Deed of Manumission for a New York City slave, signed by Mayor Dewitt Clinton. James Sands Susannah Drake, Dewitt Clinton, P. C. Van Wyck.

Deed of Manumission for a New York City slave, signed by Mayor Dewitt Clinton

New York City: 1809. Unbound. This deed of manumission measures 8” x 9.75”. Slightly toned. Short (.25”) tear on right edge. In nice shape. The document reads:

"By Dewitt Clinton Mayor of the City of New York and Pierre C Van Wyck Recorder of the said city. / It is hereby certified that pursuant to the Statute entitled An Act Concerning Slaves and Servants we have this day examined a certain Negro named Joseph Sands the property of Susannah Drake which said slave is about to be manumitted and he appeering to us to be under fifty years of age viz about Twenty five and of sufficient ability to provide for himself we do grant this Certificate. / Given under our hands the fifth day of January 1809 / Dewitt Clinton / P C Van Wyck / Registered in the Office of Clerk of the City and County of New York in Lib. No 7 of Manumissions Page 110. This fifth day of January 1809. – T. Wootman / C Clerk".

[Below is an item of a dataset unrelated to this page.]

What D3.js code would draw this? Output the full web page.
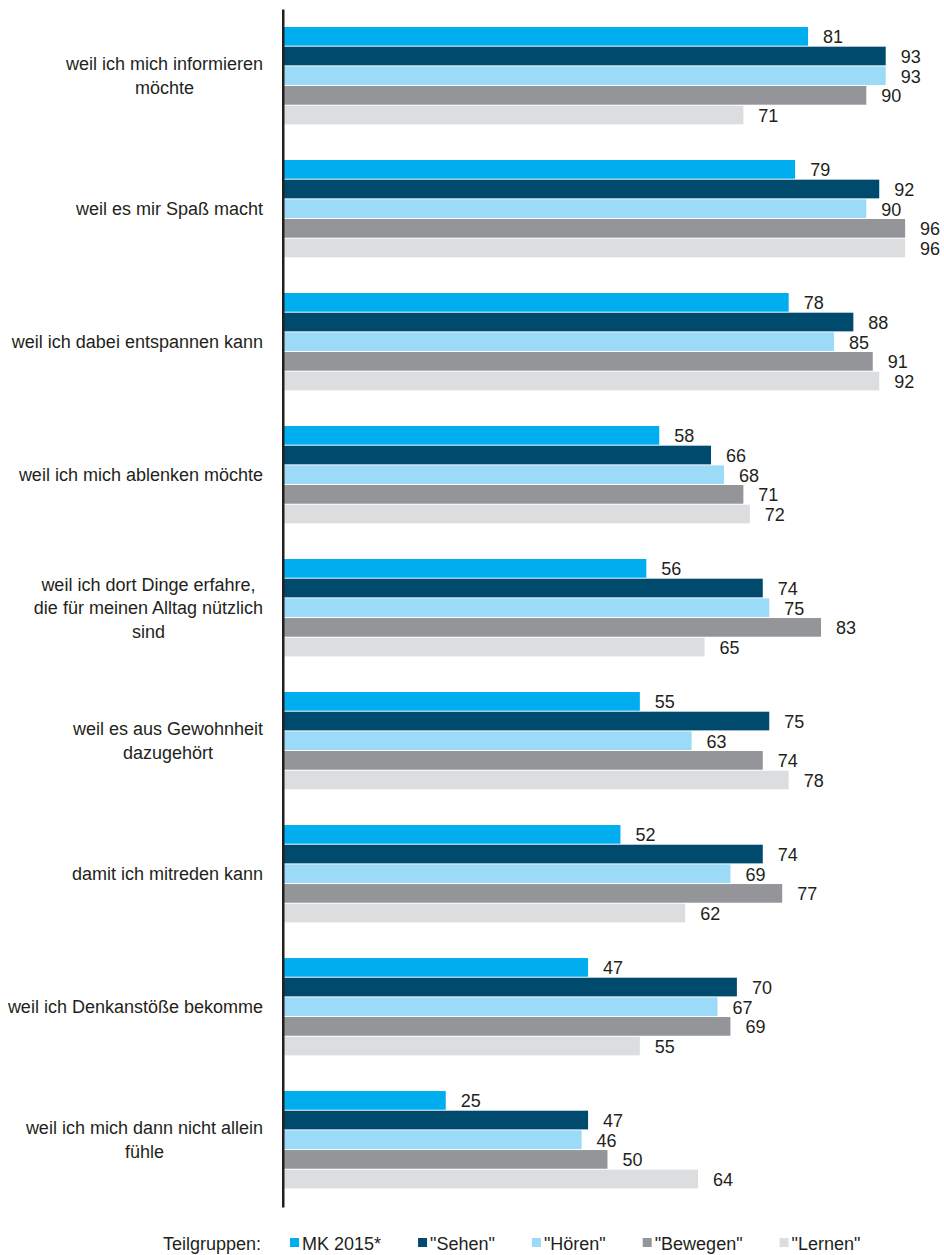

The Act Concerning Slaves and Services of 1801, reiterated, clarified, and revised similar acts that were passed in 1694, 1788, and 1790. With regard to manumission, it stated that:

"Slaves under 50 years of age and able to support and maintain themselves, and so certified by the proper officers, might be manumitted by will or otherwise, without security being given for their support in case they should become unable to support themselves. The master was thus freed from all further liability on their account." (Paraphrased by Oscar R. Williams in Blacks and Colonial Legislation in the Middle Colonies.).

Very good. Item #009561

The 1800 Census identifies Susannah Drohe (sic), the head of a New York City household with one teenage boy and three young younger daughters, as owning one male slave, no doubt James Sands who was freed by this document. Susannah died in December of 1820.

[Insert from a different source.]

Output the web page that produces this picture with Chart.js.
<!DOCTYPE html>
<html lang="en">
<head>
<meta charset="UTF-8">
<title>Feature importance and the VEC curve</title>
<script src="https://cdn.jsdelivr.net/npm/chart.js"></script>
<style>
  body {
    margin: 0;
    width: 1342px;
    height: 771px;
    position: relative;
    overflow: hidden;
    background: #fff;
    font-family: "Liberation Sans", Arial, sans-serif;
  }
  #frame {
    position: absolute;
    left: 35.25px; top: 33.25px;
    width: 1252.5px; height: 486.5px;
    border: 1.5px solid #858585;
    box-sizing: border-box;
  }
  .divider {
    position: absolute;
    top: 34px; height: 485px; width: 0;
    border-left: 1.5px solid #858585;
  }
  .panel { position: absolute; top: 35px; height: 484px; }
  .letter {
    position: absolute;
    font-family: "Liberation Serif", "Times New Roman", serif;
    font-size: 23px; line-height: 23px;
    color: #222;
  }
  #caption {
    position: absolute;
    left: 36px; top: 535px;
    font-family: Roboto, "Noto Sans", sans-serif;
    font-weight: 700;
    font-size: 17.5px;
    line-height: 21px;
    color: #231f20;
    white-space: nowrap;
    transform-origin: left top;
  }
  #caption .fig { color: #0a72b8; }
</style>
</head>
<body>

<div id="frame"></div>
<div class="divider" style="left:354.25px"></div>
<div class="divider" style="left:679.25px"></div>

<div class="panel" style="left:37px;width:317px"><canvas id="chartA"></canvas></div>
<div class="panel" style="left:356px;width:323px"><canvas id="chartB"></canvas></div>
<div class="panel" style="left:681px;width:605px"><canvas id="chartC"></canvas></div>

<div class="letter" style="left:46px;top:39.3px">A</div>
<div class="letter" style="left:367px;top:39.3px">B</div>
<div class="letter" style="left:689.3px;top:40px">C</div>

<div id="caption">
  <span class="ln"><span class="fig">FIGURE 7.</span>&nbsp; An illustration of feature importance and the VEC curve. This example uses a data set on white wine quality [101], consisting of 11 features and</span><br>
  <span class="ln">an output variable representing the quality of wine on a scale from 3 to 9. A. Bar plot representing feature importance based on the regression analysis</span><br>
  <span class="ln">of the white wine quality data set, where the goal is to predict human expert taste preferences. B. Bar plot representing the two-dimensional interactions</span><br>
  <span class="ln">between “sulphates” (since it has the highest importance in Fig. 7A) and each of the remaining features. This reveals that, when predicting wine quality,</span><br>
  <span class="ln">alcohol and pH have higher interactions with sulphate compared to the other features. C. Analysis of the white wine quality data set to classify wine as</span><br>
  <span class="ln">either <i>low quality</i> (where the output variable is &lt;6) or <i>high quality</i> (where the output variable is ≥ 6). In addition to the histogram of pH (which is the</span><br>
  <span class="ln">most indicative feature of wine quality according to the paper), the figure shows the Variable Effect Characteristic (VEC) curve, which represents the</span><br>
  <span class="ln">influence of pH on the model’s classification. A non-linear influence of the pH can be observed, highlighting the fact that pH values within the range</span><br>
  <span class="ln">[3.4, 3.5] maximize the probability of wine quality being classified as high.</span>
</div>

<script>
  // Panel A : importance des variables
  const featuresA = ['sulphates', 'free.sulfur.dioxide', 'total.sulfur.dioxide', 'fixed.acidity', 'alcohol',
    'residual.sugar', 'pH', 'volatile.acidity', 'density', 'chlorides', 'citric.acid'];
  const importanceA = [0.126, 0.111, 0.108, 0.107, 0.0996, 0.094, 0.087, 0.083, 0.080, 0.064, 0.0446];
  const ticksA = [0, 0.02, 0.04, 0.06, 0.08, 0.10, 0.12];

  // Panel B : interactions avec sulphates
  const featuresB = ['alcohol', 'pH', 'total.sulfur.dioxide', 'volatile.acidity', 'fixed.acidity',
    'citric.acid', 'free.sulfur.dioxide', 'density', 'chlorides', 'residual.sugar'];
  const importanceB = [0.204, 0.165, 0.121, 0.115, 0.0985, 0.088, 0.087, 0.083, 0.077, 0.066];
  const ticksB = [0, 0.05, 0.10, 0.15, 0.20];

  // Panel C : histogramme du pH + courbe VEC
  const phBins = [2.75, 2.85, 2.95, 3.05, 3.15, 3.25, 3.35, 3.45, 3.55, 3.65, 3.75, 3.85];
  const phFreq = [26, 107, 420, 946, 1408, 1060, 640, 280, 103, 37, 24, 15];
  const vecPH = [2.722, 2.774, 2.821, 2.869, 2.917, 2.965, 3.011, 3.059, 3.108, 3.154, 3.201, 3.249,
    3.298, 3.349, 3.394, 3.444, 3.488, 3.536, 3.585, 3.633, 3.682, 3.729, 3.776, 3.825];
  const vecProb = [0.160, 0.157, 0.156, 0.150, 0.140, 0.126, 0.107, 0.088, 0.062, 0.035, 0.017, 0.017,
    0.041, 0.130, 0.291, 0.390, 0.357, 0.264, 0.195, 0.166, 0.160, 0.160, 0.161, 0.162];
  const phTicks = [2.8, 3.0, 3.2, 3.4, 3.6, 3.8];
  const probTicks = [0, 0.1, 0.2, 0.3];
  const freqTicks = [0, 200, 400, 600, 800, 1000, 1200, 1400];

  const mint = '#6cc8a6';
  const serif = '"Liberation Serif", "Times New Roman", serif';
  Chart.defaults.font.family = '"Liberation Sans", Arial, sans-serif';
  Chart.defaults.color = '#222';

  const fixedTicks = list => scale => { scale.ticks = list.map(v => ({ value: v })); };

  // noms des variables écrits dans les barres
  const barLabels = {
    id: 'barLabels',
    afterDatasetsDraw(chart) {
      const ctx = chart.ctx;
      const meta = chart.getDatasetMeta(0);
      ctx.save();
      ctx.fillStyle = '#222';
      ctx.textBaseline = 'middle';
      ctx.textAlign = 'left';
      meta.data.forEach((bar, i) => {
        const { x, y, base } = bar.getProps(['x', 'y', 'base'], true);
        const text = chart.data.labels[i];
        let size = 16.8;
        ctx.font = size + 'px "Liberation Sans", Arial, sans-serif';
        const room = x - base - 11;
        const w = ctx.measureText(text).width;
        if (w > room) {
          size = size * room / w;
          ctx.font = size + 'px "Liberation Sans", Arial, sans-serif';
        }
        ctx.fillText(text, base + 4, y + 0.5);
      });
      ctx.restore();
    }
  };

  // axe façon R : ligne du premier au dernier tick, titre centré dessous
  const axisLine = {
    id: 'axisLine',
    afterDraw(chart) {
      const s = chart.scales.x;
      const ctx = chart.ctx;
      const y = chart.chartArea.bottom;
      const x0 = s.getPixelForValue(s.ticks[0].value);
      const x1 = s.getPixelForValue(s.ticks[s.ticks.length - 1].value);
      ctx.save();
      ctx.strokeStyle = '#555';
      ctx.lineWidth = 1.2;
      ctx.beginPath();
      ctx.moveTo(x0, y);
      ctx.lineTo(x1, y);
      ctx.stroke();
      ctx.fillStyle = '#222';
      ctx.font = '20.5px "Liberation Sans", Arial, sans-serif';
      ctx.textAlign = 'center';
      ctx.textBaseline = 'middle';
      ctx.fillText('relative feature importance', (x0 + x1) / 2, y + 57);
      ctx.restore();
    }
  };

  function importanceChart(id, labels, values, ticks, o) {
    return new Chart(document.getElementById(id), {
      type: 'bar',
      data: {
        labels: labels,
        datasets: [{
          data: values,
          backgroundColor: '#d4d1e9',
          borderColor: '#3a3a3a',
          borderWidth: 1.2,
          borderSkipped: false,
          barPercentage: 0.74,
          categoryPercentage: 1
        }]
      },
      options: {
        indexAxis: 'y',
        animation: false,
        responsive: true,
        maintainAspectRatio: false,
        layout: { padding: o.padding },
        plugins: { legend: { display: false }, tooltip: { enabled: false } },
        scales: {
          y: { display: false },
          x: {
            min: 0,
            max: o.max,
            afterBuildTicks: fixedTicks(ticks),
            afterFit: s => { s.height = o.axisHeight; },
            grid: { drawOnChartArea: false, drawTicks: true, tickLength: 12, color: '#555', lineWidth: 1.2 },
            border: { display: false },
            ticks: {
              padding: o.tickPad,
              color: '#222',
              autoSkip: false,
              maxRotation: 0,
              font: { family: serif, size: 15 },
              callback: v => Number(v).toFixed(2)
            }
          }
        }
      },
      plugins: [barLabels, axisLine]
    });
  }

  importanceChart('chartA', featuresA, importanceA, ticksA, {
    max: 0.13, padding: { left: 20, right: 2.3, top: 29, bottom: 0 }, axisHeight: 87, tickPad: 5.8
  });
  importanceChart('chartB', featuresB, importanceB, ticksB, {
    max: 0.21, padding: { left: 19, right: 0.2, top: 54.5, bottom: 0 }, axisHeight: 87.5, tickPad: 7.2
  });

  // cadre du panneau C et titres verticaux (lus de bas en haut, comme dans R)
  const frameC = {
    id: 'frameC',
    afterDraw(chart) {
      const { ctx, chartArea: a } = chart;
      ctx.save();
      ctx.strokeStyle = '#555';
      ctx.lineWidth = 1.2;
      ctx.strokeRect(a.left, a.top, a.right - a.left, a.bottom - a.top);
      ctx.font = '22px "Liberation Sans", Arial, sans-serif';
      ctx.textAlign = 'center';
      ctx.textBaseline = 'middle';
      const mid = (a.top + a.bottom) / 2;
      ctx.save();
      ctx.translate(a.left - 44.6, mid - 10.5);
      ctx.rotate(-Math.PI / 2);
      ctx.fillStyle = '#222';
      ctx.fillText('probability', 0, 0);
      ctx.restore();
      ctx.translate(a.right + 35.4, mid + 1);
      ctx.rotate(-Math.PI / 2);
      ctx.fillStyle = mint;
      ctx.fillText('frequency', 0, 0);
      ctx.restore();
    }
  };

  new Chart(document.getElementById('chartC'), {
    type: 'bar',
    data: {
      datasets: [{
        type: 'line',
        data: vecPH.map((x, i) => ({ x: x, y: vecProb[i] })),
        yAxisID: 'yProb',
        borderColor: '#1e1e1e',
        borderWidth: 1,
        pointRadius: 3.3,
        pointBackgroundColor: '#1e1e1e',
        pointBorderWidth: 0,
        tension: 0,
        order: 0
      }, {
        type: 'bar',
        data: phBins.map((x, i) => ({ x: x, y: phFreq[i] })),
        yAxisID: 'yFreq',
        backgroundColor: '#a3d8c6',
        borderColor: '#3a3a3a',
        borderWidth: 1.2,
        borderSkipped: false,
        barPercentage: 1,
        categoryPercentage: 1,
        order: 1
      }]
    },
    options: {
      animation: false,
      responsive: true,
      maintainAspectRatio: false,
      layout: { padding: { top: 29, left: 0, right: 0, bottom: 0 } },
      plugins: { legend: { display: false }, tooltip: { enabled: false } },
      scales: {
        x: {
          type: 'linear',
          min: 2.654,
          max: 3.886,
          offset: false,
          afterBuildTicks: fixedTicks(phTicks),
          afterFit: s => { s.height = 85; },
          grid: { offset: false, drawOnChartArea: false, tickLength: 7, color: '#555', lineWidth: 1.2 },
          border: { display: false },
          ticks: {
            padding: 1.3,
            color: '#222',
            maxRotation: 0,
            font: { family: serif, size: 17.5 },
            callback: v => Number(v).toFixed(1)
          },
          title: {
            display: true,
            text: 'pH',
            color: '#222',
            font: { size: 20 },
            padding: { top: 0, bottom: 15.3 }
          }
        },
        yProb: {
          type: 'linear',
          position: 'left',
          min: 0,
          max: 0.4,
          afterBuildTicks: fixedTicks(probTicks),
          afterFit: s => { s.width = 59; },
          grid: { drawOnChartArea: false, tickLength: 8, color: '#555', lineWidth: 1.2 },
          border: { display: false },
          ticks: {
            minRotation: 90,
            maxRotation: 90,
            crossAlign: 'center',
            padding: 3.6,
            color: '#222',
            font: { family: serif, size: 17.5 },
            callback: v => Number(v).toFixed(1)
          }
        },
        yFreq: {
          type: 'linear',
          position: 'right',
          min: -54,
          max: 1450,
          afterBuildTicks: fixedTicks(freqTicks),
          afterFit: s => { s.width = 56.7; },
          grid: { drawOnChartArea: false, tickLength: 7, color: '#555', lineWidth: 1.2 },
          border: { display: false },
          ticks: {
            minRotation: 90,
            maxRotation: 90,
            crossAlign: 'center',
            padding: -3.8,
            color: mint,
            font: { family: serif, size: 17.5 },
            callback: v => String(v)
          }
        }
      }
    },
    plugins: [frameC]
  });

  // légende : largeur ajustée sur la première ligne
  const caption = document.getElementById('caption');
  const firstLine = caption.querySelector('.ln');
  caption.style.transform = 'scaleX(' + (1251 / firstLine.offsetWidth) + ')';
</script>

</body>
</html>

Dewitt Clinton was an ardent abolitionist who served three terms as the mayor of New York City and was a major candidate for President of the United States in 1812. Although he lost the election to James Madison, he carried most of the Northeast. He later served as Governor of New York State from 1817 to 1822 and from 1825 to 1828, famously overseeing the construction of the Erie Canal.

Manumission documents signed by Clinton are rather scarce. At the time of listing, OCLC show only one in an institutional collection at the New York State Library, and Rare Book Hub show only one other having been sold in an auction by the American Art Association in 1921.